Repeat exactly, please, the lines that begin at the start of the listing and end at the line holding "plt.rcParams['font.family'] = ['Liberation".

▼▼▼

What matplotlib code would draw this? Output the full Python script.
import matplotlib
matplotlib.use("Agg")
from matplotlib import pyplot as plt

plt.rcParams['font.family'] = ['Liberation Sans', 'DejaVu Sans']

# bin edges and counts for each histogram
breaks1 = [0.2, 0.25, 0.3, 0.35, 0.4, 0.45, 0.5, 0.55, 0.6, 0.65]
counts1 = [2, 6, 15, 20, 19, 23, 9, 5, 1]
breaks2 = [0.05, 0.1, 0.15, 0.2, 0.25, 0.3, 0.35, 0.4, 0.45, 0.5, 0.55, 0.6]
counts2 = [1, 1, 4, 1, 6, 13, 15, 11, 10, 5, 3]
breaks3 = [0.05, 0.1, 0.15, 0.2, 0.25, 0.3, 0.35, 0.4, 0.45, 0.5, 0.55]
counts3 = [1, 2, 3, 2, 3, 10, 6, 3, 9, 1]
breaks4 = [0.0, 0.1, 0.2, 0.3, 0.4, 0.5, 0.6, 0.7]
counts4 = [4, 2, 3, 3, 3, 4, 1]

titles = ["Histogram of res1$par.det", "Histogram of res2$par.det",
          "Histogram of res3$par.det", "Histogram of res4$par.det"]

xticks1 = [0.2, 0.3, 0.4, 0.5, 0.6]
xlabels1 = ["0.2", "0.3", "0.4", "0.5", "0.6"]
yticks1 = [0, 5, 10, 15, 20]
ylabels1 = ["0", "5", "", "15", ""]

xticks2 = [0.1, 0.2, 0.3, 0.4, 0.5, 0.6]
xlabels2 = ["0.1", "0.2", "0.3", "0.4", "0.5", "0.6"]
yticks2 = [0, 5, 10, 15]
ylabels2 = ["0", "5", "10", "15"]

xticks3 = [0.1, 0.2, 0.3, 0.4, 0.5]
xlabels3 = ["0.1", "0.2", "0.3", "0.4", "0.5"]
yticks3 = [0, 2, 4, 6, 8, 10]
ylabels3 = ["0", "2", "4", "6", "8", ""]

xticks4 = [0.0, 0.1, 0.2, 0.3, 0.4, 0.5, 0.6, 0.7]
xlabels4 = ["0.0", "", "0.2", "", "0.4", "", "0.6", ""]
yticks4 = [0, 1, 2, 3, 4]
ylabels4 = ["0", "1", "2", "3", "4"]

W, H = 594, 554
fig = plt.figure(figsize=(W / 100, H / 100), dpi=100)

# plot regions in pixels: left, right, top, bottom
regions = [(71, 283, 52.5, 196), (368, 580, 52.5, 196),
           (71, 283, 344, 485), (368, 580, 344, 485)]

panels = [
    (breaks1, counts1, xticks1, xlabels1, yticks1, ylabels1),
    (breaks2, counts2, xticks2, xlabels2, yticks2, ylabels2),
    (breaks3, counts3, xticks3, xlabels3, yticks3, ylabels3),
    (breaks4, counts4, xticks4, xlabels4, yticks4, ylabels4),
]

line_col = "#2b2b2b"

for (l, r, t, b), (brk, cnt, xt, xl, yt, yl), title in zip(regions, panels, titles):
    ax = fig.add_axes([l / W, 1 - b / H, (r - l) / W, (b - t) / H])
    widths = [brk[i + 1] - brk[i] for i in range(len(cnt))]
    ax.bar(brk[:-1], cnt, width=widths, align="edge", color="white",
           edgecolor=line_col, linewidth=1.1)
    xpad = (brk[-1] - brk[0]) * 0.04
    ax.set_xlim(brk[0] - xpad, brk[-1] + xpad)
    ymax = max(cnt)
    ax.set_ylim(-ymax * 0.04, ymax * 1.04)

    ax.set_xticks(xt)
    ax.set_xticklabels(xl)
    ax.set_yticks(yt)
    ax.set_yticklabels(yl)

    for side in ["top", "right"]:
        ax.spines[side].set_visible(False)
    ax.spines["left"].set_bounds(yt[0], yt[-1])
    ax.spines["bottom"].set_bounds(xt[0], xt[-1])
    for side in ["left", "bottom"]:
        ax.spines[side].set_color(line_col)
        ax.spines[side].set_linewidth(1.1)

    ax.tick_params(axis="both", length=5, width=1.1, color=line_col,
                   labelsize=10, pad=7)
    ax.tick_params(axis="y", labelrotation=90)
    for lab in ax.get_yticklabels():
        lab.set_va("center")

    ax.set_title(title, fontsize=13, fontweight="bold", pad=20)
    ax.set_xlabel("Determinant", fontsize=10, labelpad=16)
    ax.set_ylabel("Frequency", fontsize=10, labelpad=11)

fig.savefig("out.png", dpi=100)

▲▲▲

- Correct result
What matplotlib code would draw this? Output the full Python script.
import matplotlib
matplotlib.use("Agg")
from matplotlib import pyplot as plt

plt.rcParams['font.family'] = ['Liberation Sans', 'DejaVu Sans']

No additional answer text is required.